Material provided:
────
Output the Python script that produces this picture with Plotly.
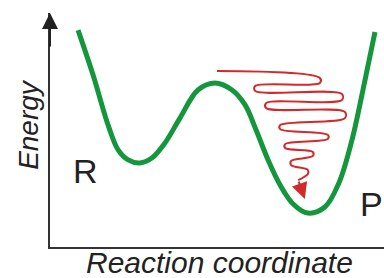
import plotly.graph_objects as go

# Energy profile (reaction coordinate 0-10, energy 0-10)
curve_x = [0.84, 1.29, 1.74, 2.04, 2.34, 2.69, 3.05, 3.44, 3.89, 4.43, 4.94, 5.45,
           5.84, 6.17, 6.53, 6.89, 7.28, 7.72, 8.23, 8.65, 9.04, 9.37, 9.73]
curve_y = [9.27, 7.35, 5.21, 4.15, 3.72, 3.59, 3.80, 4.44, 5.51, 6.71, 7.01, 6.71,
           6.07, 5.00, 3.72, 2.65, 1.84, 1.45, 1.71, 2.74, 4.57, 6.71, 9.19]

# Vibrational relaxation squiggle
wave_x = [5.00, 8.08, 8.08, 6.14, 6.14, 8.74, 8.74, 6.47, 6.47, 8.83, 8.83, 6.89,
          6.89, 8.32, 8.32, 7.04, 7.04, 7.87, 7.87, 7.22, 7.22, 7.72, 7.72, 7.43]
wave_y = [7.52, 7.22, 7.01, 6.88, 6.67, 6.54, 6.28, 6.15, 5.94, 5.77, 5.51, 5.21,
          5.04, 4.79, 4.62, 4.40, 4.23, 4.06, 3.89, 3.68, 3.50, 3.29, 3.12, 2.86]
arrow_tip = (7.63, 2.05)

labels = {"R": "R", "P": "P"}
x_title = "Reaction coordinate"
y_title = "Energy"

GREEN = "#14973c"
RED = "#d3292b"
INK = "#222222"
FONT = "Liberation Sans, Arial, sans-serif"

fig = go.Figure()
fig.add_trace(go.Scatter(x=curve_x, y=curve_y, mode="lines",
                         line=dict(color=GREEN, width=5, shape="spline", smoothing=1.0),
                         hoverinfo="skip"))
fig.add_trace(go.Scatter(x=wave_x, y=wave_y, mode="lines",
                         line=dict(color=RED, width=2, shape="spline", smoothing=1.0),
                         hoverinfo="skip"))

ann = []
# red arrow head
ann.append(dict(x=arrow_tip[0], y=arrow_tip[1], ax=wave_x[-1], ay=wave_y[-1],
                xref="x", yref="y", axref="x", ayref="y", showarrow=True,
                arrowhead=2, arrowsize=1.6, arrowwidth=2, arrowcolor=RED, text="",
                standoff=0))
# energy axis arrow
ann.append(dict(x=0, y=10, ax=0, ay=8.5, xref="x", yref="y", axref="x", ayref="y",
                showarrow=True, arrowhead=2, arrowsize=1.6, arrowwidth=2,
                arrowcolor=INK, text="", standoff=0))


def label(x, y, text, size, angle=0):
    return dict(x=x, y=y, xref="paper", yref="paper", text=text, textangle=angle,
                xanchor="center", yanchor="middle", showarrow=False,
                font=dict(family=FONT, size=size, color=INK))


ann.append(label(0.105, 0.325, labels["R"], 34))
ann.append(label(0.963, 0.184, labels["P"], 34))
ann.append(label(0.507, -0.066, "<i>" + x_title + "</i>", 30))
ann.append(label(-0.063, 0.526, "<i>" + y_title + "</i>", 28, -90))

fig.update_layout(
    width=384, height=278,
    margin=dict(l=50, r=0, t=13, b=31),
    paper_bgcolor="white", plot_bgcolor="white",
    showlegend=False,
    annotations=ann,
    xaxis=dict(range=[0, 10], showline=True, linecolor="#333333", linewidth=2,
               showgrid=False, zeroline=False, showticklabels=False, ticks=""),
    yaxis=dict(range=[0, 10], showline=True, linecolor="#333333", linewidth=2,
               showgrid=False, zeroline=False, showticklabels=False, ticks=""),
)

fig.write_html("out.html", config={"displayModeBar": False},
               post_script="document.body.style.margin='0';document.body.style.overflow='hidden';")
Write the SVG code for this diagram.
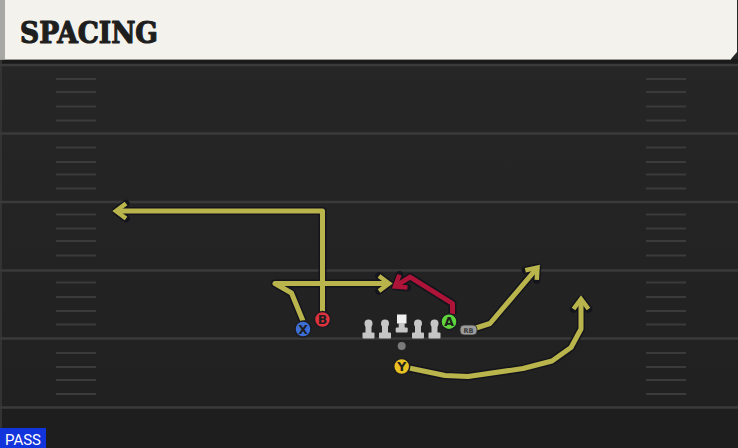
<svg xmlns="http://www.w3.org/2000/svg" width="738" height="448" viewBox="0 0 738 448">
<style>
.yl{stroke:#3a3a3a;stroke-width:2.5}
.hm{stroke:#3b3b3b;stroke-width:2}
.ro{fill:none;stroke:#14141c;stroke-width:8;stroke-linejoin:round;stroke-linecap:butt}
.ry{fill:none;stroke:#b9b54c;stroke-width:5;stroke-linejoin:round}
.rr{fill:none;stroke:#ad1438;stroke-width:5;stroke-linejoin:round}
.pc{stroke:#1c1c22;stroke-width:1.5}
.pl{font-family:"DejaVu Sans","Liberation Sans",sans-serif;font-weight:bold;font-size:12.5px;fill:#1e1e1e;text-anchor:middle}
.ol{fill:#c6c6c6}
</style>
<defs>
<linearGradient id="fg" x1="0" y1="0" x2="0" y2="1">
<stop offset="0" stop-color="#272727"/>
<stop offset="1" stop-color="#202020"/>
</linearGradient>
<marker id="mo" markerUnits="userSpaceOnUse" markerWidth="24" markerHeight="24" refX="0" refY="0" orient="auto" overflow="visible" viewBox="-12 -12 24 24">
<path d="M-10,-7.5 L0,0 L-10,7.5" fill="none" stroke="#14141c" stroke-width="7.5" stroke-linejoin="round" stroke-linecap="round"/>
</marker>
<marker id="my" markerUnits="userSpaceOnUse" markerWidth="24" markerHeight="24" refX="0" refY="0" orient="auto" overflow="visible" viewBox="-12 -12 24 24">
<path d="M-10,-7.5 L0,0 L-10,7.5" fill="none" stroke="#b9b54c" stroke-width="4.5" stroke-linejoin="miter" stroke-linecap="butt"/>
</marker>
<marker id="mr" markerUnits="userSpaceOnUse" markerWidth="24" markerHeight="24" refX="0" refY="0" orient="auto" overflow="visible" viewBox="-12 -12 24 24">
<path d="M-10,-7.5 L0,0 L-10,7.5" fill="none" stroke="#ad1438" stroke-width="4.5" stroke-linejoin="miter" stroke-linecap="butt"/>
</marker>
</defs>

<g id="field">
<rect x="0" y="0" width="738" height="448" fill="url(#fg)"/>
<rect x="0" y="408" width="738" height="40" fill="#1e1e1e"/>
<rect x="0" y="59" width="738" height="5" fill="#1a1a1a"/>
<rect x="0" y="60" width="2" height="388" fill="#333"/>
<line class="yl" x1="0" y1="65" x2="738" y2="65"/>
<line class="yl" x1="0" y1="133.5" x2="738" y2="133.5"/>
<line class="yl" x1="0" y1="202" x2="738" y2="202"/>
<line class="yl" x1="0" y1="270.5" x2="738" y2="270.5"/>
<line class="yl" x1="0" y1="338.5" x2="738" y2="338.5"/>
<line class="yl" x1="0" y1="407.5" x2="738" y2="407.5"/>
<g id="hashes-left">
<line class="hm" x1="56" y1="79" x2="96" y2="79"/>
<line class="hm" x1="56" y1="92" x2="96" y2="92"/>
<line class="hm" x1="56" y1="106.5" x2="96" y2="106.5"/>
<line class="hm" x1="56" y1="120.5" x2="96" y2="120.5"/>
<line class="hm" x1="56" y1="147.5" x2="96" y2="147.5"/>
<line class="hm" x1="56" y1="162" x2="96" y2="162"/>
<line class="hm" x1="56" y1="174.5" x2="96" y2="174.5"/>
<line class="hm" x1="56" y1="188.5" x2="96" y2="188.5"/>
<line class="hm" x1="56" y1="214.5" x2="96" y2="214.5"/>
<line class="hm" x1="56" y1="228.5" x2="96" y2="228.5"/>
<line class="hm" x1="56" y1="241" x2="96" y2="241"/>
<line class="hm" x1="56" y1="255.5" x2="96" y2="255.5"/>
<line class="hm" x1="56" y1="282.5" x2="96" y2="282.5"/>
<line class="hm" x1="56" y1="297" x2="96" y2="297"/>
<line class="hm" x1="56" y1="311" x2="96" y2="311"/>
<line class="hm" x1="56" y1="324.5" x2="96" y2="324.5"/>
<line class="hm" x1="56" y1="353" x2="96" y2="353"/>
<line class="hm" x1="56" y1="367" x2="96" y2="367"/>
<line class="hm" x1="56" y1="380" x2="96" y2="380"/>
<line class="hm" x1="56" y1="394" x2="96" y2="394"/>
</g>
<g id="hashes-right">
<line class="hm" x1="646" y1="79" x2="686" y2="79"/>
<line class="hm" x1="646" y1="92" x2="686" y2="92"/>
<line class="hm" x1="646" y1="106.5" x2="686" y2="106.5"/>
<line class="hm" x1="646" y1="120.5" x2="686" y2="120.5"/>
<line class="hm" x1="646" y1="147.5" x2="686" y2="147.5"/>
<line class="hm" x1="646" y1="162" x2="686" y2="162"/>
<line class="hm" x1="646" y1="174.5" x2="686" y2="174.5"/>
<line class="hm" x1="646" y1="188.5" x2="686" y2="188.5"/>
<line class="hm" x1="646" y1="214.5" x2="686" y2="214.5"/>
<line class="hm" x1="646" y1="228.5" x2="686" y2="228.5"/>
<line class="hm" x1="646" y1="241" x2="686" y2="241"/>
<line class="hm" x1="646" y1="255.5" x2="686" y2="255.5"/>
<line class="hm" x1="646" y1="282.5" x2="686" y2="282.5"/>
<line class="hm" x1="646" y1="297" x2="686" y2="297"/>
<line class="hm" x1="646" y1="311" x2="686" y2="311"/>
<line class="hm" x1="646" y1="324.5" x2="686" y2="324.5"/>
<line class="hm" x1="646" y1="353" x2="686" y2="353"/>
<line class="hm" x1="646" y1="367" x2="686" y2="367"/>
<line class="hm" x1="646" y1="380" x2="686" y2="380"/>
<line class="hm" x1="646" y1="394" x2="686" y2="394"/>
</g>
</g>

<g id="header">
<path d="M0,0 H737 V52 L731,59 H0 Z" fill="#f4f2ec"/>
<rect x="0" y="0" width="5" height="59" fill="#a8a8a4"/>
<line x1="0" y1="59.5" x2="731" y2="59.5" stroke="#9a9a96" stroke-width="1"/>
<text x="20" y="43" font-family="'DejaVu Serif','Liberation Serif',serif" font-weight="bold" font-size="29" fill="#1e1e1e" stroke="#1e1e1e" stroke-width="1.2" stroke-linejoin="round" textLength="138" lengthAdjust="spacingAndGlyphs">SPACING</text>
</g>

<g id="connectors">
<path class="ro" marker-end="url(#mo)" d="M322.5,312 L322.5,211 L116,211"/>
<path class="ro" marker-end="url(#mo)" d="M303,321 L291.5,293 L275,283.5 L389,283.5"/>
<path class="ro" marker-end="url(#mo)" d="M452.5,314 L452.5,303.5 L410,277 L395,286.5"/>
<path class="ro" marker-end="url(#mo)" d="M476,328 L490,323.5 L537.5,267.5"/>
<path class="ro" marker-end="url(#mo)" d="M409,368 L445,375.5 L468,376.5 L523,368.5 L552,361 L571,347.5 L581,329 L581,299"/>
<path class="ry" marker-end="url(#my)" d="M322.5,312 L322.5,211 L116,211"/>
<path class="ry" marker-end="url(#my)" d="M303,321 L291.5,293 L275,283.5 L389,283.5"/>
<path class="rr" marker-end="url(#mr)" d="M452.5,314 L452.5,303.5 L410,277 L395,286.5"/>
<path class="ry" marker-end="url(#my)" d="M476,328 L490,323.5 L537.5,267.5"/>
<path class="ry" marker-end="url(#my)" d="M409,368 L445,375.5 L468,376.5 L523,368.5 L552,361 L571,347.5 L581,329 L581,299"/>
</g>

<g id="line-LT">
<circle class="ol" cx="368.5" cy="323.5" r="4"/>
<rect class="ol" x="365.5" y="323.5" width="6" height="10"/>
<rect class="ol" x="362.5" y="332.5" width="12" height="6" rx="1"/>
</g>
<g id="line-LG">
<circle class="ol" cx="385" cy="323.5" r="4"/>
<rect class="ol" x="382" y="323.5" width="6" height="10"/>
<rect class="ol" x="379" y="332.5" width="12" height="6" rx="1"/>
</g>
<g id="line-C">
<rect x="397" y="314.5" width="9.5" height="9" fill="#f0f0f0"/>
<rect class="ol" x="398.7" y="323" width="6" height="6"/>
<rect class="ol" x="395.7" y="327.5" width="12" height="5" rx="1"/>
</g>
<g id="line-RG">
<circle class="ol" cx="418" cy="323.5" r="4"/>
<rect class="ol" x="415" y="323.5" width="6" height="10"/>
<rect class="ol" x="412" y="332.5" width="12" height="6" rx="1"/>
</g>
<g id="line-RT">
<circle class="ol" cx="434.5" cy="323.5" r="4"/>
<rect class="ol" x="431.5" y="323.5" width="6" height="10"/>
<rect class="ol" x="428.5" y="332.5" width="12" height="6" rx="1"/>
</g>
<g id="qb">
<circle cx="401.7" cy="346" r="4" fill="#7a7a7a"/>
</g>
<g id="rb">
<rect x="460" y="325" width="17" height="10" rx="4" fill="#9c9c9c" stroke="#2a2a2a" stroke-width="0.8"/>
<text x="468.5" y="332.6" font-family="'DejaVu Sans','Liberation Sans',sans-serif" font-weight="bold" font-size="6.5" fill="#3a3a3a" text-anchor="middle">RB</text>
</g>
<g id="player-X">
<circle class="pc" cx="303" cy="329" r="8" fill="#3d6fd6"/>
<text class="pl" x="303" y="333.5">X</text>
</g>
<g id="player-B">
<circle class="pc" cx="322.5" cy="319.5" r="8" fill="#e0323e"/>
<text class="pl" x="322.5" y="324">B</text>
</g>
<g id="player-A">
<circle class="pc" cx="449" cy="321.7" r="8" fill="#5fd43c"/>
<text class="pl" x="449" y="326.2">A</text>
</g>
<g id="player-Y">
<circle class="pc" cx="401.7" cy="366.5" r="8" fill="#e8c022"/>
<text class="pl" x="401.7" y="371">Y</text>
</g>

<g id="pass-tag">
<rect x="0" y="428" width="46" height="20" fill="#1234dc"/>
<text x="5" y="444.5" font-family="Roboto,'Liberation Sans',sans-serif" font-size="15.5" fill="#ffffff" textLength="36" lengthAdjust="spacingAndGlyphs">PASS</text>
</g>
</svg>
────
What you will do: Start at the top of the entries and repeat each line exactly, ending at the line that contains "import plotly.graph_objects as go". Pictures are not part of the copy.

Expected output:
Output the Python script that produces this picture with Plotly.
import plotly.graph_objects as go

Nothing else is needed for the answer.